2.12. De [belanghebbende sub 1] maken tegen deze toedeling bezwaar in verband met de afstand naar de oostelijke kavel aan de [straat B]. Voorts beroepen zij zich op de afstand naar de "over te nemen" toedeling van [belanghebbende sub 5] aan de [straat A] voor het verkrijgen daarvan. Naar het de rechtbank voorkomt, zal eerstbedoelde afstand niet wezenlijk afwijken van de in de inbrengsituatie geldende afstand tot de verste veldkavel. De vervolgens bedoelde afstand zal inderdaad kort zijn, maar dat geldt overigens niet als verbetering ten opzichte van de inbrengsituatie. In beide gevallen miskennen de [belanghebbende sub 1] echter het (tevens geldende) uitgangspunt voor herverkaveling, dat concentratie van kavels vóór afstandsverkorting gaat. Volgens de alternatieven van [verzoeker] en de [belanghebbende sub 1] houdt de toedeling een huiskavel en 2 veldkavels in.
2.13. De vorenstaande overwegingen leiden de rechtbank tot de slotsom dat het ruilplan moet worden gewijzigd overeenkomstig wijzigingsvoorstel 2 van de uitvoeringscommissie.

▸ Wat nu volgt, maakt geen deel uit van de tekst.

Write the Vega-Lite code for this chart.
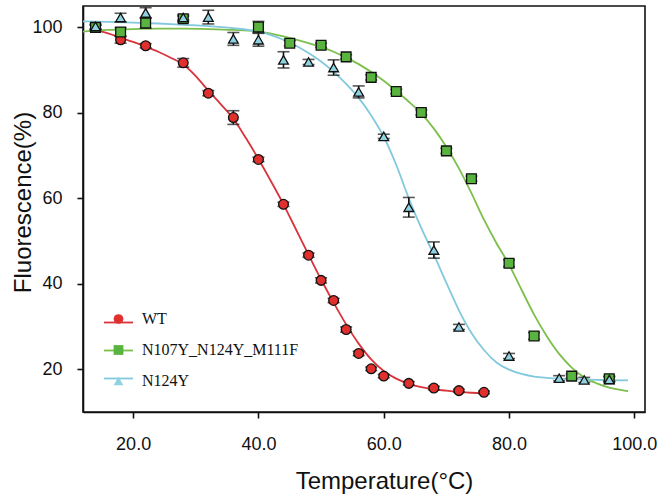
{
  "$schema": "https://vega.github.io/schema/vega-lite/v6.json",
  "autosize": {"type": "none"},
  "padding": {"left": 83, "top": 6, "right": 13, "bottom": 83},
  "width": 562,
  "height": 406,
  "background": "white",
  "datasets": {
    "curves": [
      {"series": "WT", "t": 14, "f": 99.4}, {"series": "WT", "t": 16, "f": 98.6}, {"series": "WT", "t": 18, "f": 97.6},
      {"series": "WT", "t": 20, "f": 96.6}, {"series": "WT", "t": 22, "f": 95.5}, {"series": "WT", "t": 24, "f": 94.3},
      {"series": "WT", "t": 26, "f": 92.9}, {"series": "WT", "t": 28, "f": 91.3}, {"series": "WT", "t": 30, "f": 88.6},
      {"series": "WT", "t": 32, "f": 85.2}, {"series": "WT", "t": 34, "f": 82.0}, {"series": "WT", "t": 36, "f": 78.6},
      {"series": "WT", "t": 38, "f": 74.1}, {"series": "WT", "t": 40, "f": 69.2}, {"series": "WT", "t": 42, "f": 64.0},
      {"series": "WT", "t": 44, "f": 58.6}, {"series": "WT", "t": 46, "f": 52.7}, {"series": "WT", "t": 48, "f": 46.8},
      {"series": "WT", "t": 50, "f": 41.0}, {"series": "WT", "t": 52, "f": 35.6}, {"series": "WT", "t": 54, "f": 30.5},
      {"series": "WT", "t": 56, "f": 26.0}, {"series": "WT", "t": 58, "f": 22.3}, {"series": "WT", "t": 60, "f": 19.6},
      {"series": "WT", "t": 62, "f": 17.8}, {"series": "WT", "t": 64, "f": 16.6}, {"series": "WT", "t": 66, "f": 15.8},
      {"series": "WT", "t": 68, "f": 15.3}, {"series": "WT", "t": 70, "f": 15.0}, {"series": "WT", "t": 72, "f": 14.7},
      {"series": "WT", "t": 74, "f": 14.5}, {"series": "WT", "t": 76, "f": 14.4},

      {"series": "N107Y_N124Y_M111F", "t": 12, "f": 99.0}, {"series": "N107Y_N124Y_M111F", "t": 16, "f": 99.4},
      {"series": "N107Y_N124Y_M111F", "t": 20, "f": 99.6}, {"series": "N107Y_N124Y_M111F", "t": 24, "f": 99.7},
      {"series": "N107Y_N124Y_M111F", "t": 28, "f": 99.7}, {"series": "N107Y_N124Y_M111F", "t": 32, "f": 99.6},
      {"series": "N107Y_N124Y_M111F", "t": 36, "f": 99.4}, {"series": "N107Y_N124Y_M111F", "t": 40, "f": 99.0},
      {"series": "N107Y_N124Y_M111F", "t": 44, "f": 97.9}, {"series": "N107Y_N124Y_M111F", "t": 48, "f": 96.3},
      {"series": "N107Y_N124Y_M111F", "t": 52, "f": 94.3}, {"series": "N107Y_N124Y_M111F", "t": 56, "f": 91.4},
      {"series": "N107Y_N124Y_M111F", "t": 60, "f": 87.5}, {"series": "N107Y_N124Y_M111F", "t": 62, "f": 85.1},
      {"series": "N107Y_N124Y_M111F", "t": 64, "f": 82.6}, {"series": "N107Y_N124Y_M111F", "t": 66, "f": 79.8},
      {"series": "N107Y_N124Y_M111F", "t": 68, "f": 76.3}, {"series": "N107Y_N124Y_M111F", "t": 70, "f": 72.0},
      {"series": "N107Y_N124Y_M111F", "t": 72, "f": 67.0}, {"series": "N107Y_N124Y_M111F", "t": 74, "f": 61.2},
      {"series": "N107Y_N124Y_M111F", "t": 76, "f": 55.0}, {"series": "N107Y_N124Y_M111F", "t": 78, "f": 49.5},
      {"series": "N107Y_N124Y_M111F", "t": 80, "f": 44.5}, {"series": "N107Y_N124Y_M111F", "t": 82, "f": 38.6},
      {"series": "N107Y_N124Y_M111F", "t": 84, "f": 32.8}, {"series": "N107Y_N124Y_M111F", "t": 86, "f": 27.8},
      {"series": "N107Y_N124Y_M111F", "t": 88, "f": 23.6}, {"series": "N107Y_N124Y_M111F", "t": 90, "f": 20.4},
      {"series": "N107Y_N124Y_M111F", "t": 92, "f": 18.1}, {"series": "N107Y_N124Y_M111F", "t": 94, "f": 16.7},
      {"series": "N107Y_N124Y_M111F", "t": 96, "f": 15.7}, {"series": "N107Y_N124Y_M111F", "t": 98, "f": 15.1},
      {"series": "N107Y_N124Y_M111F", "t": 99, "f": 14.9},

      {"series": "N124Y", "t": 12, "f": 101.4}, {"series": "N124Y", "t": 16, "f": 101.3}, {"series": "N124Y", "t": 20, "f": 101.1},
      {"series": "N124Y", "t": 24, "f": 100.9}, {"series": "N124Y", "t": 28, "f": 100.6}, {"series": "N124Y", "t": 32, "f": 100.3},
      {"series": "N124Y", "t": 36, "f": 99.8}, {"series": "N124Y", "t": 40, "f": 99.0}, {"series": "N124Y", "t": 42, "f": 98.2},
      {"series": "N124Y", "t": 44, "f": 97.1}, {"series": "N124Y", "t": 46, "f": 95.7}, {"series": "N124Y", "t": 48, "f": 94.0},
      {"series": "N124Y", "t": 50, "f": 92.0}, {"series": "N124Y", "t": 52, "f": 89.6}, {"series": "N124Y", "t": 54, "f": 86.8},
      {"series": "N124Y", "t": 56, "f": 83.5}, {"series": "N124Y", "t": 58, "f": 79.4}, {"series": "N124Y", "t": 60, "f": 74.4},
      {"series": "N124Y", "t": 62, "f": 67.8}, {"series": "N124Y", "t": 64, "f": 60.0}, {"series": "N124Y", "t": 66, "f": 53.0},
      {"series": "N124Y", "t": 68, "f": 46.8}, {"series": "N124Y", "t": 70, "f": 40.2}, {"series": "N124Y", "t": 72, "f": 33.8},
      {"series": "N124Y", "t": 74, "f": 28.5}, {"series": "N124Y", "t": 76, "f": 24.5}, {"series": "N124Y", "t": 78, "f": 21.6},
      {"series": "N124Y", "t": 80, "f": 19.9}, {"series": "N124Y", "t": 82, "f": 18.9}, {"series": "N124Y", "t": 84, "f": 18.3},
      {"series": "N124Y", "t": 86, "f": 18.0}, {"series": "N124Y", "t": 88, "f": 17.8}, {"series": "N124Y", "t": 90, "f": 17.7},
      {"series": "N124Y", "t": 94, "f": 17.5}, {"series": "N124Y", "t": 99, "f": 17.4}
    ],
    "points": [
      {"series": "WT", "t": 14, "f": 100.0, "err": 0.5}, {"series": "WT", "t": 18, "f": 97.1, "err": 0.8},
      {"series": "WT", "t": 22, "f": 95.7, "err": 0.5}, {"series": "WT", "t": 28, "f": 91.7, "err": 1.0},
      {"series": "WT", "t": 32, "f": 84.6, "err": 0.6}, {"series": "WT", "t": 36, "f": 78.9, "err": 1.6},
      {"series": "WT", "t": 40, "f": 69.1, "err": 0.5}, {"series": "WT", "t": 44, "f": 58.6, "err": 0.5},
      {"series": "WT", "t": 48, "f": 46.7, "err": 0.5}, {"series": "WT", "t": 50, "f": 40.8, "err": 0.6},
      {"series": "WT", "t": 52, "f": 36.1, "err": 0.5}, {"series": "WT", "t": 54, "f": 29.3, "err": 0.6},
      {"series": "WT", "t": 56, "f": 23.7, "err": 0.5}, {"series": "WT", "t": 58, "f": 20.1, "err": 0.4},
      {"series": "WT", "t": 60, "f": 18.4, "err": 0.4}, {"series": "WT", "t": 64, "f": 16.7, "err": 0.4},
      {"series": "WT", "t": 68, "f": 15.6, "err": 0.4}, {"series": "WT", "t": 72, "f": 15.0, "err": 0.3},
      {"series": "WT", "t": 76, "f": 14.6, "err": 0.3},

      {"series": "N107Y_N124Y_M111F", "t": 14, "f": 100.0, "err": 0.5}, {"series": "N107Y_N124Y_M111F", "t": 18, "f": 98.9, "err": 1.0},
      {"series": "N107Y_N124Y_M111F", "t": 22, "f": 101.0, "err": 1.2}, {"series": "N107Y_N124Y_M111F", "t": 28, "f": 102.0, "err": 0.6},
      {"series": "N107Y_N124Y_M111F", "t": 40, "f": 100.1, "err": 1.3}, {"series": "N107Y_N124Y_M111F", "t": 45, "f": 96.3, "err": 0.6},
      {"series": "N107Y_N124Y_M111F", "t": 50, "f": 95.8, "err": 0.5}, {"series": "N107Y_N124Y_M111F", "t": 54, "f": 93.1, "err": 0.5},
      {"series": "N107Y_N124Y_M111F", "t": 58, "f": 88.3, "err": 0.6}, {"series": "N107Y_N124Y_M111F", "t": 62, "f": 85.0, "err": 0.5},
      {"series": "N107Y_N124Y_M111F", "t": 66, "f": 80.1, "err": 0.6}, {"series": "N107Y_N124Y_M111F", "t": 70, "f": 71.1, "err": 0.6},
      {"series": "N107Y_N124Y_M111F", "t": 74, "f": 64.6, "err": 0.6}, {"series": "N107Y_N124Y_M111F", "t": 80, "f": 44.8, "err": 0.8},
      {"series": "N107Y_N124Y_M111F", "t": 84, "f": 27.8, "err": 0.8}, {"series": "N107Y_N124Y_M111F", "t": 90, "f": 18.4, "err": 0.5},
      {"series": "N107Y_N124Y_M111F", "t": 96, "f": 17.8, "err": 0.6},

      {"series": "N124Y", "t": 14, "f": 100.2, "err": 0.6}, {"series": "N124Y", "t": 18, "f": 102.3, "err": 1.0},
      {"series": "N124Y", "t": 22, "f": 103.4, "err": 1.2}, {"series": "N124Y", "t": 28, "f": 102.3, "err": 0.6},
      {"series": "N124Y", "t": 32, "f": 102.4, "err": 1.6}, {"series": "N124Y", "t": 36, "f": 97.3, "err": 1.5},
      {"series": "N124Y", "t": 40, "f": 97.1, "err": 1.5}, {"series": "N124Y", "t": 44, "f": 92.4, "err": 1.9},
      {"series": "N124Y", "t": 48, "f": 91.9, "err": 0.6}, {"series": "N124Y", "t": 52, "f": 90.6, "err": 1.8},
      {"series": "N124Y", "t": 56, "f": 84.9, "err": 1.4}, {"series": "N124Y", "t": 60, "f": 74.5, "err": 0.5},
      {"series": "N124Y", "t": 64, "f": 57.9, "err": 2.3}, {"series": "N124Y", "t": 68, "f": 47.9, "err": 1.9},
      {"series": "N124Y", "t": 72, "f": 29.9, "err": 0.6}, {"series": "N124Y", "t": 80, "f": 23.1, "err": 0.6},
      {"series": "N124Y", "t": 88, "f": 17.9, "err": 0.6}, {"series": "N124Y", "t": 92, "f": 17.5, "err": 0.6},
      {"series": "N124Y", "t": 96, "f": 17.6, "err": 0.6}
    ]
  },
  "config": {
    "view": {"stroke": "#111", "strokeWidth": 1.6},
    "axis": {
      "grid": false,
      "domainColor": "#111",
      "domainWidth": 1.6,
      "tickColor": "#111",
      "tickWidth": 1.6,
      "tickSize": 6,
      "labelFont": "Liberation Sans",
      "labelFontSize": 18,
      "labelColor": "#111",
      "titleFont": "Liberation Sans",
      "titleFontSize": 24,
      "titleFontWeight": "normal",
      "titleColor": "#111"
    },
    "legend": {
      "title": null,
      "orient": "none",
      "legendX": 27.5,
      "legendY": 305,
      "labelFont": "Liberation Serif",
      "labelFontSize": 16,
      "labelColor": "#111",
      "labelOffset": 15.5,
      "padding": 0,
      "rowPadding": 15,
      "symbolStrokeColor": "#111",
      "symbolStrokeWidth": 1.3,
      "symbolSize": 95,
      "symbolOpacity": 1,
      "zindex": 1
    }
  },
  "encoding": {
    "x": {
      "field": "t",
      "type": "quantitative",
      "scale": {"domain": [12, 101.7], "nice": false, "zero": false},
      "axis": {
        "values": [20, 40, 60, 80, 100],
        "format": ".1f",
        "labelPadding": 17,
        "title": "Temperature(°C)",
        "titleX": 301,
        "titleY": 76,
        "titleBaseline": "alphabetic"
      }
    },
    "y": {
      "field": "f",
      "type": "quantitative",
      "scale": {"domain": [10, 105], "nice": false, "zero": false},
      "axis": {
        "values": [20, 40, 60, 80, 100],
        "labelPadding": 15,
        "title": "Fluorescence(%)",
        "titleX": -53,
        "titleY": 196,
        "titleAngle": -90,
        "titleAlign": "center",
        "titleBaseline": "alphabetic"
      }
    }
  },
  "layer": [
    {
      "data": {"name": "curves"},
      "mark": {"type": "line", "strokeWidth": 1.8, "interpolate": "monotone"},
      "encoding": {
        "stroke": {
          "field": "series",
          "type": "nominal",
          "sort": ["WT", "N107Y_N124Y_M111F", "N124Y"],
          "scale": {"range": ["#d8343c", "#7cbf4c", "#82c9dd"]},
          "legend": {
            "title": null,
            "orient": "none",
            "legendX": 20,
            "legendY": 301,
            "symbolType": "stroke",
            "symbolSize": 841,
            "symbolStrokeWidth": 1.8,
            "labelExpr": "''",
            "labelOffset": 7,
            "rowPadding": 4,
            "zindex": 0
          }
        }
      }
    },
    {
      "data": {"name": "points"},
      "mark": {"type": "errorbar", "ticks": {"size": 12, "thickness": 1.6}, "thickness": 1.6, "color": "#111"},
      "encoding": {
        "yError": {"field": "err"}
      }
    },
    {
      "data": {"name": "points"},
      "mark": {"type": "point", "filled": true, "opacity": 1, "stroke": "#111", "strokeWidth": 1.3, "size": 95},
      "encoding": {
        "color": {
          "field": "series",
          "type": "nominal",
          "scale": {"domain": ["WT", "N107Y_N124Y_M111F", "N124Y"], "range": ["#e0302e", "#58b43f", "#8fd3e3"]}
        },
        "shape": {
          "field": "series",
          "type": "nominal",
          "scale": {"domain": ["WT", "N107Y_N124Y_M111F", "N124Y"], "range": ["circle", "square", "triangle-up"]}
        }
      }
    }
  ]
}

2.14. In verband met de gegrondverklaring van het beroep van [verzoeker], als uitgesproken bij vonnis van 19 augustus 2011, zal de uitvoeringscommissie worden veroordeeld in de kosten van deze procedure, aan de zijde van [verzoeker] tot op heden begroot op EUR 263,00 aan griffierecht en EUR 1.808,00 aan kosten advocaat (4 punten x tarief EUR 452,00), alsmede in de kosten van de deskundige.
3. De beslissing
De rechtbank
3.1. bepaalt dat het ruilplan wordt gewijzigd overeenkomstig het Wijzigingsvoorstel [belanghebbende sub 5], als vervat in kaartbijlage 2 en bijlage 2, die aan deze beschikking zijn gehecht,
3.2. veroordeelt de uitvoeringscommissie in de kosten van deze procedure, aan de zijde van [verzoeker] tot op heden begroot op EUR 2.071,00, alsmede in de kosten van de deskundige ad EUR 1.618,40,
3.3. bepaalt dat de griffier aan de uitvoeringscommissie in verband met het door haar ten behoeve van de deskundige gestorte voorschot ad EUR 1.785,00 een bedrag van EUR 166,60 terugbetaalt.
Deze beschikking is gegeven door mr. H.C. Moorman, mr. M.H.S. Lebens-de Mug en mr. W.J.B. Cornelissen en in het openbaar uitgesproken op 12 december 2012.